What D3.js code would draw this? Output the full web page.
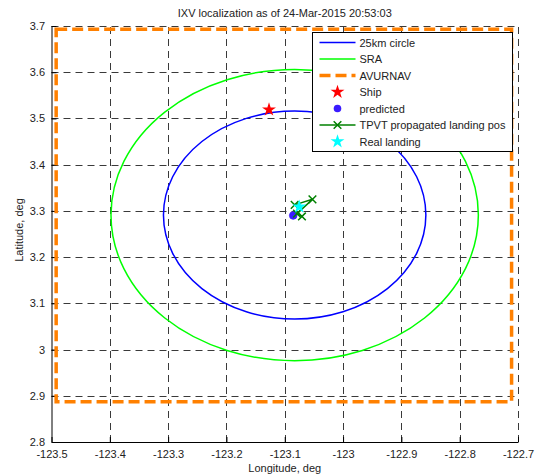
<!DOCTYPE html>
<html>
<head>
<meta charset="utf-8">
<script src="https://cdn.jsdelivr.net/npm/d3@7"></script>
<style>
body { margin: 0; background: #fff; }
svg { display: block; font-family: "Liberation Sans", Arial, sans-serif; }
</style>
</head>
<body>
<svg width="540" height="474"></svg>
<script>
// tick values and labels
let lonTicks = [-123.5, -123.4, -123.3, -123.2, -123.1, -123, -122.9, -122.8, -122.7];
let lonLabels = ["-123.5", "-123.4", "-123.3", "-123.2", "-123.1", "-123", "-122.9", "-122.8", "-122.7"];
let latTicks = [2.8, 2.9, 3, 3.1, 3.2, 3.3, 3.4, 3.5, 3.6, 3.7];
let latLabels = ["2.8", "2.9", "3", "3.1", "3.2", "3.3", "3.4", "3.5", "3.6", "3.7"];

// circles: center (lon, lat) and radius in degrees
let circleCenter = [-123.083, 3.291];
let circle25Radius = 0.225;   // 25km circle
let sraRadius = 0.315;        // SRA

// AVURNAV box corners
let avurnavLon = [-123.492, -122.711];
let avurnavLat = [2.887, 3.693];

// points
let ship = [-123.127, 3.519];
let predicted = [-123.0855, 3.290];
let tpvt = [[-123.083, 3.313], [-123.0525, 3.325], [-123.079, 3.294], [-123.0705, 3.288]];
let realLanding = [-123.0752, 3.309];

let svg = d3.select("svg");
let mLeft = 51.5, mRight = 518, mTop = 26, mBottom = 442;
let x = d3.scaleLinear().domain([-123.5, -122.7]).range([mLeft, mRight]);
let y = d3.scaleLinear().domain([2.8, 3.7]).range([mBottom, mTop]);
let line = d3.line().x(d => x(d[0])).y(d => y(d[1]));

// grid
let grid = svg.append("g").attr("stroke", "#3a3a3a").attr("stroke-width", 1)
  .attr("stroke-dasharray", "7,5").attr("fill", "none");
grid.selectAll(".gx").data(lonTicks.slice(1)).enter().append("line")
  .attr("x1", d => Math.round(x(d)) + 0.5).attr("x2", d => Math.round(x(d)) + 0.5)
  .attr("y1", mBottom).attr("y2", mTop);
grid.selectAll(".gy").data(latTicks.slice(1)).enter().append("line")
  .attr("y1", d => Math.round(y(d)) + 0.5).attr("y2", d => Math.round(y(d)) + 0.5)
  .attr("x1", mLeft).attr("x2", mRight);

// axes (left and bottom solid)
let axisX = d3.axisBottom(x).tickValues(lonTicks).tickFormat((d, i) => lonLabels[i])
  .tickSizeInner(-5).tickSizeOuter(0).tickPadding(8);
let axisY = d3.axisLeft(y).tickValues(latTicks).tickFormat((d, i) => latLabels[i])
  .tickSizeInner(-5).tickSizeOuter(0).tickPadding(6.5);
let gx = svg.append("g").attr("transform", `translate(0, ${mBottom})`).call(axisX);
let gy = svg.append("g").attr("transform", `translate(${mLeft}, 0)`).call(axisY);
[gx, gy].forEach(g => {
  g.select(".domain").attr("stroke", "#000");
  g.selectAll("line").attr("stroke", "#000");
  g.selectAll("text").attr("font-size", 11).attr("fill", "#222")
    .attr("font-family", "Liberation Sans, Arial, sans-serif");
});

// AVURNAV rectangle
svg.append("rect")
  .attr("x", x(avurnavLon[0])).attr("y", y(avurnavLat[1]))
  .attr("width", x(avurnavLon[1]) - x(avurnavLon[0]))
  .attr("height", y(avurnavLat[0]) - y(avurnavLat[1]))
  .attr("fill", "none").attr("stroke", "#ff8000").attr("stroke-width", 3.5)
  .attr("stroke-dasharray", "11,5");

// 25km circle and SRA
function drawCircle(r, color) {
  svg.append("ellipse")
    .attr("cx", x(circleCenter[0])).attr("cy", y(circleCenter[1]))
    .attr("rx", x(circleCenter[0] + r) - x(circleCenter[0]))
    .attr("ry", y(circleCenter[1]) - y(circleCenter[1] + r))
    .attr("fill", "none").attr("stroke", color).attr("stroke-width", 1.5);
}
drawCircle(circle25Radius, "#0000ff");
drawCircle(sraRadius, "#00ff00");

// markers
let star = d3.symbol().type(d3.symbolStar);
svg.append("path").attr("d", star.size(60)())
  .attr("transform", `translate(${x(ship[0])}, ${y(ship[1])})`).attr("fill", "#ff0000");
svg.append("circle").attr("cx", x(predicted[0])).attr("cy", y(predicted[1])).attr("r", 3.8)
  .attr("fill", "#3a1bff").attr("stroke", "#3a1bff").attr("stroke-width", 0.8);
svg.append("path").datum(tpvt).attr("d", line)
  .attr("fill", "none").attr("stroke", "#008000").attr("stroke-width", 1.5);
let cross = d3.symbol().type(d3.symbolX).size(40);
svg.selectAll(".tpvt").data(tpvt).enter().append("path")
  .attr("d", cross())
  .attr("transform", d => `translate(${x(d[0])}, ${y(d[1])})`)
  .attr("fill", "none").attr("stroke", "#008000").attr("stroke-width", 1.5);
svg.append("path").attr("d", star.size(60)())
  .attr("transform", `translate(${x(realLanding[0])}, ${y(realLanding[1])})`).attr("fill", "#00ffff");

// title and axis labels
svg.append("text").attr("x", (mLeft + mRight) / 2).attr("y", 17).attr("text-anchor", "middle")
  .attr("font-size", 11).attr("fill", "#222").text("IXV localization as of 24-Mar-2015 20:53:03");
svg.append("text").attr("x", (mLeft + mRight) / 2).attr("y", 472).attr("text-anchor", "middle")
  .attr("font-size", 11).attr("fill", "#222").text("Longitude, deg");
svg.append("text").attr("transform", "translate(23, 230) rotate(-90)")
  .attr("text-anchor", "middle").attr("font-size", 11).attr("fill", "#222").text("Latitude, deg");

// legend
let legendNames = ["25km circle", "SRA", "AVURNAV", "Ship", "predicted", "TPVT propagated landing pos", "Real landing"];
let lg = svg.append("g").attr("transform", "translate(312.5, 32.5)");
lg.append("rect").attr("width", 200).attr("height", 119).attr("fill", "#fff").attr("stroke", "#000");
legendNames.forEach((name, i) => {
  let cy = 10 + i * 16.5;
  let row = lg.append("g").attr("transform", `translate(0, ${cy})`);
  if (i === 0) row.append("line").attr("x1", 7).attr("x2", 43).attr("stroke", "#0000ff").attr("stroke-width", 1.5);
  if (i === 1) row.append("line").attr("x1", 7).attr("x2", 43).attr("stroke", "#00ff00").attr("stroke-width", 1.5);
  if (i === 2) row.append("line").attr("x1", 7).attr("x2", 43).attr("stroke", "#ff8000")
    .attr("stroke-width", 3.5).attr("stroke-dasharray", "11,5");
  if (i === 3) row.append("path").attr("d", star.size(60)()).attr("transform", "translate(25, 0)").attr("fill", "#ff0000");
  if (i === 4) row.append("circle").attr("cx", 25).attr("r", 3.8).attr("fill", "#3a1bff");
  if (i === 5) {
    row.append("line").attr("x1", 7).attr("x2", 43).attr("stroke", "#008000").attr("stroke-width", 1.5);
    row.append("path").attr("d", cross()).attr("transform", "translate(25, 0)")
      .attr("fill", "none").attr("stroke", "#008000").attr("stroke-width", 1.5);
  }
  if (i === 6) row.append("path").attr("d", star.size(60)()).attr("transform", "translate(25, 0)").attr("fill", "#00ffff");
  row.append("text").attr("x", 47).attr("y", 4).attr("font-size", 11).attr("fill", "#222").text(name);
});
</script>
</body>
</html>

****************

Return the material exactly as given, apart from the pictures.

What D3.js code would draw this? Output the full web page.
<!DOCTYPE html>
<html>
<head>
<meta charset="utf-8">
<script src="https://cdn.jsdelivr.net/npm/d3@7"></script>
<style>
body { margin: 0; background: #fff; }
svg { display: block; font-family: "Liberation Sans", Arial, sans-serif; }
</style>
</head>
<body>
<svg width="540" height="474"></svg>
<script>
// tick values and labels
let lonTicks = [-123.5, -123.4, -123.3, -123.2, -123.1, -123, -122.9, -122.8, -122.7];
let lonLabels = ["-123.5", "-123.4", "-123.3", "-123.2", "-123.1", "-123", "-122.9", "-122.8", "-122.7"];
let latTicks = [2.8, 2.9, 3, 3.1, 3.2, 3.3, 3.4, 3.5, 3.6, 3.7];
let latLabels = ["2.8", "2.9", "3", "3.1", "3.2", "3.3", "3.4", "3.5", "3.6", "3.7"];

// circles: center (lon, lat) and radius in degrees
let circleCenter = [-123.083, 3.291];
let circle25Radius = 0.225;   // 25km circle
let sraRadius = 0.315;        // SRA

// AVURNAV box corners
let avurnavLon = [-123.492, -122.711];
let avurnavLat = [2.887, 3.693];

// points
let ship = [-123.127, 3.519];
let predicted = [-123.0855, 3.290];
let tpvt = [[-123.083, 3.313], [-123.0525, 3.325], [-123.079, 3.294], [-123.0705, 3.288]];
let realLanding = [-123.0752, 3.309];

let svg = d3.select("svg");
let mLeft = 51.5, mRight = 518, mTop = 26, mBottom = 442;
let x = d3.scaleLinear().domain([-123.5, -122.7]).range([mLeft, mRight]);
let y = d3.scaleLinear().domain([2.8, 3.7]).range([mBottom, mTop]);
let line = d3.line().x(d => x(d[0])).y(d => y(d[1]));

// grid
let grid = svg.append("g").attr("stroke", "#3a3a3a").attr("stroke-width", 1)
  .attr("stroke-dasharray", "7,5").attr("fill", "none");
grid.selectAll(".gx").data(lonTicks.slice(1)).enter().append("line")
  .attr("x1", d => Math.round(x(d)) + 0.5).attr("x2", d => Math.round(x(d)) + 0.5)
  .attr("y1", mBottom).attr("y2", mTop);
grid.selectAll(".gy").data(latTicks.slice(1)).enter().append("line")
  .attr("y1", d => Math.round(y(d)) + 0.5).attr("y2", d => Math.round(y(d)) + 0.5)
  .attr("x1", mLeft).attr("x2", mRight);

// axes (left and bottom solid)
let axisX = d3.axisBottom(x).tickValues(lonTicks).tickFormat((d, i) => lonLabels[i])
  .tickSizeInner(-5).tickSizeOuter(0).tickPadding(8);
let axisY = d3.axisLeft(y).tickValues(latTicks).tickFormat((d, i) => latLabels[i])
  .tickSizeInner(-5).tickSizeOuter(0).tickPadding(6.5);
let gx = svg.append("g").attr("transform", `translate(0, ${mBottom})`).call(axisX);
let gy = svg.append("g").attr("transform", `translate(${mLeft}, 0)`).call(axisY);
[gx, gy].forEach(g => {
  g.select(".domain").attr("stroke", "#000");
  g.selectAll("line").attr("stroke", "#000");
  g.selectAll("text").attr("font-size", 11).attr("fill", "#222")
    .attr("font-family", "Liberation Sans, Arial, sans-serif");
});

// AVURNAV rectangle
svg.append("rect")
  .attr("x", x(avurnavLon[0])).attr("y", y(avurnavLat[1]))
  .attr("width", x(avurnavLon[1]) - x(avurnavLon[0]))
  .attr("height", y(avurnavLat[0]) - y(avurnavLat[1]))
  .attr("fill", "none").attr("stroke", "#ff8000").attr("stroke-width", 3.5)
  .attr("stroke-dasharray", "11,5");

// 25km circle and SRA
function drawCircle(r, color) {
  svg.append("ellipse")
    .attr("cx", x(circleCenter[0])).attr("cy", y(circleCenter[1]))
    .attr("rx", x(circleCenter[0] + r) - x(circleCenter[0]))
    .attr("ry", y(circleCenter[1]) - y(circleCenter[1] + r))
    .attr("fill", "none").attr("stroke", color).attr("stroke-width", 1.5);
}
drawCircle(circle25Radius, "#0000ff");
drawCircle(sraRadius, "#00ff00");

// markers
let star = d3.symbol().type(d3.symbolStar);
svg.append("path").attr("d", star.size(60)())
  .attr("transform", `translate(${x(ship[0])}, ${y(ship[1])})`).attr("fill", "#ff0000");
svg.append("circle").attr("cx", x(predicted[0])).attr("cy", y(predicted[1])).attr("r", 3.8)
  .attr("fill", "#3a1bff").attr("stroke", "#3a1bff").attr("stroke-width", 0.8);
svg.append("path").datum(tpvt).attr("d", line)
  .attr("fill", "none").attr("stroke", "#008000").attr("stroke-width", 1.5);
let cross = d3.symbol().type(d3.symbolX).size(40);
svg.selectAll(".tpvt").data(tpvt).enter().append("path")
  .attr("d", cross())
  .attr("transform", d => `translate(${x(d[0])}, ${y(d[1])})`)
  .attr("fill", "none").attr("stroke", "#008000").attr("stroke-width", 1.5);
svg.append("path").attr("d", star.size(60)())
  .attr("transform", `translate(${x(realLanding[0])}, ${y(realLanding[1])})`).attr("fill", "#00ffff");

// title and axis labels
svg.append("text").attr("x", (mLeft + mRight) / 2).attr("y", 17).attr("text-anchor", "middle")
  .attr("font-size", 11).attr("fill", "#222").text("IXV localization as of 24-Mar-2015 20:53:03");
svg.append("text").attr("x", (mLeft + mRight) / 2).attr("y", 472).attr("text-anchor", "middle")
  .attr("font-size", 11).attr("fill", "#222").text("Longitude, deg");
svg.append("text").attr("transform", "translate(23, 230) rotate(-90)")
  .attr("text-anchor", "middle").attr("font-size", 11).attr("fill", "#222").text("Latitude, deg");

// legend
let legendNames = ["25km circle", "SRA", "AVURNAV", "Ship", "predicted", "TPVT propagated landing pos", "Real landing"];
let lg = svg.append("g").attr("transform", "translate(312.5, 32.5)");
lg.append("rect").attr("width", 200).attr("height", 119).attr("fill", "#fff").attr("stroke", "#000");
legendNames.forEach((name, i) => {
  let cy = 10 + i * 16.5;
  let row = lg.append("g").attr("transform", `translate(0, ${cy})`);
  if (i === 0) row.append("line").attr("x1", 7).attr("x2", 43).attr("stroke", "#0000ff").attr("stroke-width", 1.5);
  if (i === 1) row.append("line").attr("x1", 7).attr("x2", 43).attr("stroke", "#00ff00").attr("stroke-width", 1.5);
  if (i === 2) row.append("line").attr("x1", 7).attr("x2", 43).attr("stroke", "#ff8000")
    .attr("stroke-width", 3.5).attr("stroke-dasharray", "11,5");
  if (i === 3) row.append("path").attr("d", star.size(60)()).attr("transform", "translate(25, 0)").attr("fill", "#ff0000");
  if (i === 4) row.append("circle").attr("cx", 25).attr("r", 3.8).attr("fill", "#3a1bff");
  if (i === 5) {
    row.append("line").attr("x1", 7).attr("x2", 43).attr("stroke", "#008000").attr("stroke-width", 1.5);
    row.append("path").attr("d", cross()).attr("transform", "translate(25, 0)")
      .attr("fill", "none").attr("stroke", "#008000").attr("stroke-width", 1.5);
  }
  if (i === 6) row.append("path").attr("d", star.size(60)()).attr("transform", "translate(25, 0)").attr("fill", "#00ffff");
  row.append("text").attr("x", 47).attr("y", 4).attr("font-size", 11).attr("fill", "#222").text(name);
});
</script>
</body>
</html>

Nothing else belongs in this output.